**Plotting code records:**
★ ★ ★

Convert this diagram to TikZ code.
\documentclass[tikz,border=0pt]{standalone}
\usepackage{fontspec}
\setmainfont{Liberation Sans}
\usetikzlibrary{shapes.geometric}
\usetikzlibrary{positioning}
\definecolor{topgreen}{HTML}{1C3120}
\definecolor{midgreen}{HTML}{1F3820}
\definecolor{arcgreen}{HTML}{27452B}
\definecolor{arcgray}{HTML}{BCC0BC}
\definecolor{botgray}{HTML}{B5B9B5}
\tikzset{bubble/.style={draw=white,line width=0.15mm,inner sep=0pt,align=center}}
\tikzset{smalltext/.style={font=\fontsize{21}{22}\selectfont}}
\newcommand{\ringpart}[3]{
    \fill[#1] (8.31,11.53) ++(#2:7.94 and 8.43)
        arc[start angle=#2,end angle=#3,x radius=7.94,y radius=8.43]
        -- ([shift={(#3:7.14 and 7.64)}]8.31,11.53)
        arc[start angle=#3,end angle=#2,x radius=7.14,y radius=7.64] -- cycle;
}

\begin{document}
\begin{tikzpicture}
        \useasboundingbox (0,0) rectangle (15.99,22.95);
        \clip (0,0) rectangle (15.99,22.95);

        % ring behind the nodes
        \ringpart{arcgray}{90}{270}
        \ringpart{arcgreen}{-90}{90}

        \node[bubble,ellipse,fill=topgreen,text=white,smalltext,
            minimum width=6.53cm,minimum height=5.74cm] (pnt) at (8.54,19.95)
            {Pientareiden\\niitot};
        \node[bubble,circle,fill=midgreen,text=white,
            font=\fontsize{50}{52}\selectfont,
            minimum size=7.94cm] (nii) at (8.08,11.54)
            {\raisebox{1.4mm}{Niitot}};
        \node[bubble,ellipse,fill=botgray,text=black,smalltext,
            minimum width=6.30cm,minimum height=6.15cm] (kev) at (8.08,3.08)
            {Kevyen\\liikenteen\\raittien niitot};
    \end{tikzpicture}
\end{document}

★ ★ ★

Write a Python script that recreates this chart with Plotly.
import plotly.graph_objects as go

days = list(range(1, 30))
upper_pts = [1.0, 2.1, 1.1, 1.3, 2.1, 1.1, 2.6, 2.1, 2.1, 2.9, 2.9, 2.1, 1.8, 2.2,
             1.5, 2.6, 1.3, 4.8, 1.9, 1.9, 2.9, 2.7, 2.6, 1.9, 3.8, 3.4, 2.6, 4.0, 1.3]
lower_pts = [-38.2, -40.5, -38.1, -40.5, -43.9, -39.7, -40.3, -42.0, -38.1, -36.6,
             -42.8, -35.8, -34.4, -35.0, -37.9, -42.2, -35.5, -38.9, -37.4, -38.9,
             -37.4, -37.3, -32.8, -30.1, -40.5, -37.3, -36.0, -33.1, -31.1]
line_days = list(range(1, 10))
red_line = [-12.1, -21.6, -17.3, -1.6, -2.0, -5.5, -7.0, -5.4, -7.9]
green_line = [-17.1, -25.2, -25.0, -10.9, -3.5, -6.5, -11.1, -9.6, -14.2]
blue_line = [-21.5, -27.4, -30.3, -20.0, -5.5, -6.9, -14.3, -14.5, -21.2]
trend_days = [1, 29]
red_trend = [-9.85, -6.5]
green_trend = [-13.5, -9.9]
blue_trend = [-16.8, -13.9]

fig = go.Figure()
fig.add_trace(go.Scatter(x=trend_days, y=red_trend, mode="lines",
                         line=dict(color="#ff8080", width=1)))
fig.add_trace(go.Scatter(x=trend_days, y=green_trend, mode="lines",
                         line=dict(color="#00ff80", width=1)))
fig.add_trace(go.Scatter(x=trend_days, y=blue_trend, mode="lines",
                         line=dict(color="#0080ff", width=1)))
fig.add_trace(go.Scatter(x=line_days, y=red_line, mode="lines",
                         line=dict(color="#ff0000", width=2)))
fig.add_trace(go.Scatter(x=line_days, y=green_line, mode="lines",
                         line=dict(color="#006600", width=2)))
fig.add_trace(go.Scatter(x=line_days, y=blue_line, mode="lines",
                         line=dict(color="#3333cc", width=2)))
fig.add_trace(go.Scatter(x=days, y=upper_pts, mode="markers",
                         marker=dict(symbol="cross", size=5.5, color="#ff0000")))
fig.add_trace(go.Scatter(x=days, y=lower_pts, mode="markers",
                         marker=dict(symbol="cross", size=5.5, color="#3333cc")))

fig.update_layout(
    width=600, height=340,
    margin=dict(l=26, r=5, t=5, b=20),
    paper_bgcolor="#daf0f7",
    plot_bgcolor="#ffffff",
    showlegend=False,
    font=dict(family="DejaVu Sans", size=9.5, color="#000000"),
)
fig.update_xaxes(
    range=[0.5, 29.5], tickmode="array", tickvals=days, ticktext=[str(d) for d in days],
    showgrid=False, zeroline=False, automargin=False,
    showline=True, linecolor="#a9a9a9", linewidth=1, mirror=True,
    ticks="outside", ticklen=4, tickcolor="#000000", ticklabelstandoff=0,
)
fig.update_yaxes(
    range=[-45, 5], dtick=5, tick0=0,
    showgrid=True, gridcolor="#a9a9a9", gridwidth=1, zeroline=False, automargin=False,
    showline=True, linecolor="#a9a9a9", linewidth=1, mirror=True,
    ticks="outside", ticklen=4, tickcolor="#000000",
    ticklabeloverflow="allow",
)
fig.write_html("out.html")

★ ★ ★

**WHAT IS REQUIRED:** Exactly those lines that run from the line with "Write a Python" through the line with "blue_trend = [-16.8, -13.9]" are to be reproduced; both end lines belong to the range.

**OUTPUT OF THE EXERCISE:**
Write a Python script that recreates this chart with Plotly.
import plotly.graph_objects as go

days = list(range(1, 30))
upper_pts = [1.0, 2.1, 1.1, 1.3, 2.1, 1.1, 2.6, 2.1, 2.1, 2.9, 2.9, 2.1, 1.8, 2.2,
             1.5, 2.6, 1.3, 4.8, 1.9, 1.9, 2.9, 2.7, 2.6, 1.9, 3.8, 3.4, 2.6, 4.0, 1.3]
lower_pts = [-38.2, -40.5, -38.1, -40.5, -43.9, -39.7, -40.3, -42.0, -38.1, -36.6,
             -42.8, -35.8, -34.4, -35.0, -37.9, -42.2, -35.5, -38.9, -37.4, -38.9,
             -37.4, -37.3, -32.8, -30.1, -40.5, -37.3, -36.0, -33.1, -31.1]
line_days = list(range(1, 10))
red_line = [-12.1, -21.6, -17.3, -1.6, -2.0, -5.5, -7.0, -5.4, -7.9]
green_line = [-17.1, -25.2, -25.0, -10.9, -3.5, -6.5, -11.1, -9.6, -14.2]
blue_line = [-21.5, -27.4, -30.3, -20.0, -5.5, -6.9, -14.3, -14.5, -21.2]
trend_days = [1, 29]
red_trend = [-9.85, -6.5]
green_trend = [-13.5, -9.9]
blue_trend = [-16.8, -13.9]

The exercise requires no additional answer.